In The Garden: Moles – Prevention And Treatment

Moles may tend to be portrayed in story books as sweet, bespectacled creatures but in reality, they can wreak havoc in your garden. This week, we take a look at our not-so-favourite short-sighted visitors, how to deter them, and what to do if they overstay their welcome.

What do moles look like?

So, what exactly are moles? Moles are carnivores, which means that they are meat eaters. They live underground, and eat larvae, grubs, and worms. In order to survive, moles have to consume approximately half of their body weight every day – that is a lot of worms! People assume moles are nocturnal, but in fact they tend to sleep for four hours then be awake (and digging) for four hours on rotation.

Moles aren’t as big as you might think; they are about 6 inches long, with a one-inch tail. They have short, round bodies, a pink, hairless, pig-like snout, and soft, dark grey fur. They are probably most easily recognised for their spade-like hands, which are used to dig their way underground.

Where do moles live?

Moles live underground in dry, dark dens. Because they like the dry and dark, the dens are usually deep underground.
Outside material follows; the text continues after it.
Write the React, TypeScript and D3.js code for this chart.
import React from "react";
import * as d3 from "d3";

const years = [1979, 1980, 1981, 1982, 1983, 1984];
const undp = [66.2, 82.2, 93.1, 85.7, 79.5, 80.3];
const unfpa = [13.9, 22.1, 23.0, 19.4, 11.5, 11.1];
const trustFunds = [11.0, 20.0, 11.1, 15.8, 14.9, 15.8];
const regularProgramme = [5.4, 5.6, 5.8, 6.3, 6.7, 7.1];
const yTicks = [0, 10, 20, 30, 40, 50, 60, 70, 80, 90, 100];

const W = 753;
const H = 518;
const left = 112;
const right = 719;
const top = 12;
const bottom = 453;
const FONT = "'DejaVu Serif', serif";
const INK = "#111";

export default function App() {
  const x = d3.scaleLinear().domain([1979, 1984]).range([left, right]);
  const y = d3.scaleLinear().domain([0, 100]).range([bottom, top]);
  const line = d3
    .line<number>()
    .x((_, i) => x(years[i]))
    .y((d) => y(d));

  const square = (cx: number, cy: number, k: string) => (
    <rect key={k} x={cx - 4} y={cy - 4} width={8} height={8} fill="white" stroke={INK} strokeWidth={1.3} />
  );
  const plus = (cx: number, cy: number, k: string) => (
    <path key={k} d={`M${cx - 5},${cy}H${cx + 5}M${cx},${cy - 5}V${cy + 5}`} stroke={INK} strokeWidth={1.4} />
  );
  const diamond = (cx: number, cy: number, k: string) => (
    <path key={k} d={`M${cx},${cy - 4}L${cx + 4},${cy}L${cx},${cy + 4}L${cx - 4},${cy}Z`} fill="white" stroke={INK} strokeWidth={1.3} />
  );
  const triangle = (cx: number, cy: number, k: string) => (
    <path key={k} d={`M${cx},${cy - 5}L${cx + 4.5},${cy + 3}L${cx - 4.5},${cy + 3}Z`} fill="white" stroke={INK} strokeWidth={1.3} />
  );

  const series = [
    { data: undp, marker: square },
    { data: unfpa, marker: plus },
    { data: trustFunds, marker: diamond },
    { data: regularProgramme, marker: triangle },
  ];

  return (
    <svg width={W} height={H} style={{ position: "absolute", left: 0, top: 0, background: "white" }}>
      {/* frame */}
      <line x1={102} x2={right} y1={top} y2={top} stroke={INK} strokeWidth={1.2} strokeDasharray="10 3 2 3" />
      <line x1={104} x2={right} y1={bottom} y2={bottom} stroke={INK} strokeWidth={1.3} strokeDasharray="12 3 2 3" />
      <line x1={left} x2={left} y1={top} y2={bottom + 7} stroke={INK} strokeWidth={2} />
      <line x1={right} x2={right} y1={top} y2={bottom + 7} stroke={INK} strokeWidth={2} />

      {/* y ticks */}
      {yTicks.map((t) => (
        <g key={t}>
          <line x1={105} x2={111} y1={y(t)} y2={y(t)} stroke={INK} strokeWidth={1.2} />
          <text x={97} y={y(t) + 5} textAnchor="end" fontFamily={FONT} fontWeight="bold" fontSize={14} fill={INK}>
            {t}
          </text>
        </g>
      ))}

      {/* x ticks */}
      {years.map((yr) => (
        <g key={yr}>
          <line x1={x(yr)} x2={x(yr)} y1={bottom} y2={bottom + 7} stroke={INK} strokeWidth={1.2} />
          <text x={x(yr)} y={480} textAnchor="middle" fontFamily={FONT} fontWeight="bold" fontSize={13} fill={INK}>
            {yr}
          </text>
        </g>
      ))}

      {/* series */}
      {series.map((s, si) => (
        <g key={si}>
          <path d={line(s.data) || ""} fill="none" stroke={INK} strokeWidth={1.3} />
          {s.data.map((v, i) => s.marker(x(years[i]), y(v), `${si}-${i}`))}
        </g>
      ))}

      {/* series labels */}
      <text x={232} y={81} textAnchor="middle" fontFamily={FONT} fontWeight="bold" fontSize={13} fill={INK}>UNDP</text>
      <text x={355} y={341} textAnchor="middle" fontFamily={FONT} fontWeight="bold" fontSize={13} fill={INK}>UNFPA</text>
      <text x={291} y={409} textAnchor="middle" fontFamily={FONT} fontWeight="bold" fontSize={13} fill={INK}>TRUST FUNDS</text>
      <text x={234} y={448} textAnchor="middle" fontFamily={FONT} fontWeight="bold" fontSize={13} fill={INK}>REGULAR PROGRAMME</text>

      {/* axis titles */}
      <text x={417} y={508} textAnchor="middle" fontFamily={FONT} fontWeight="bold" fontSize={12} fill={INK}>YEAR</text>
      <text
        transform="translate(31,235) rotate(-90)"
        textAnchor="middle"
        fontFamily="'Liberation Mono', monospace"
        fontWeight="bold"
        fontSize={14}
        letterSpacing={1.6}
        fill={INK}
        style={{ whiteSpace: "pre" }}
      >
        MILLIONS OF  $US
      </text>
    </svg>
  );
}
However, moles need to hunt where the food is – in insect-full, moist soil at the surface. It is when moles come near the surface to hunt that they leave mounds of soil.

Are moles a pest?

Thanks to their spade-like hands, moles can travel four metres an hour, creating complex networks of tunnels that take them from their den to food-rich surface soil. This can result in annoying mounds popping up literally overnight; a particularly annoying addition if you take pride in your flat lawn. Aside from making your garden look a little more “natural”, moles aren’t necessarily a pest. In fact, they do a great job of aerating soil, which is a bonus for horticulturists. However, whilst aerated soil is a bonus, exposed roots and uprooted plants can be a pain, and moles can cause damage to not just lawns, but flower beds and vegetable patches, too.
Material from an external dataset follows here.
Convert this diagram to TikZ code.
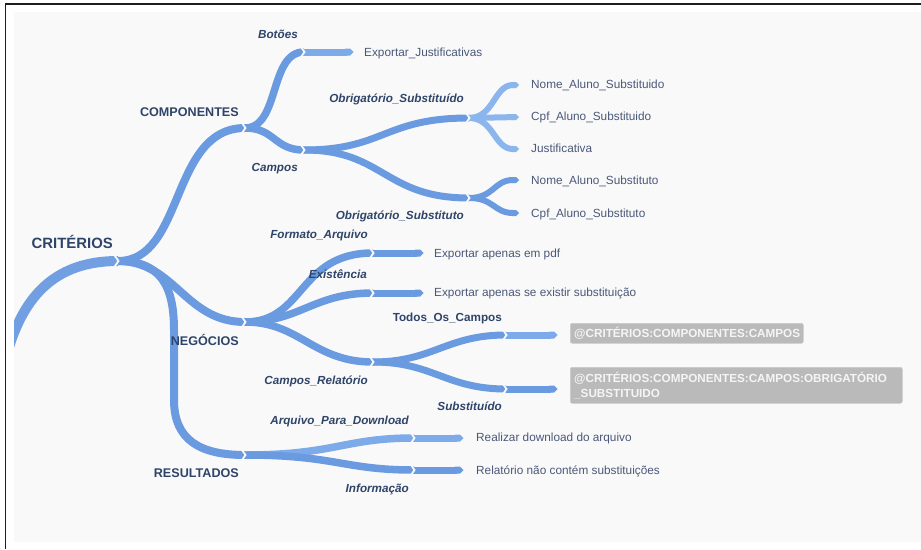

How do I know if I have moles?

Moles are fairly easy to detect! Keep an eye out for new piles of soil in your garden, disturbed roots or raised ridges surrounding openings in the earth. They have probably come to your garden because it provides them with a rich source of food; they are likely to stay there until the food runs out.

Can I prevent moles?

There are some things that you can do to deter moles. Pets are helpful in keeping them away, or you could plant daffodils, marigolds and alliums, to which moles have an aversion. It can also help to water your garden less – but not to the detriment of your garden.

If you have a problem with moles, and they don’t seem to be retreating, it may be worth calling in a pest control professional. If you want to prevent moles in the future, speak to a local gardener about deterrent plants. For more advice and guidance, follow Trust a Trader on Facebook or Twitter.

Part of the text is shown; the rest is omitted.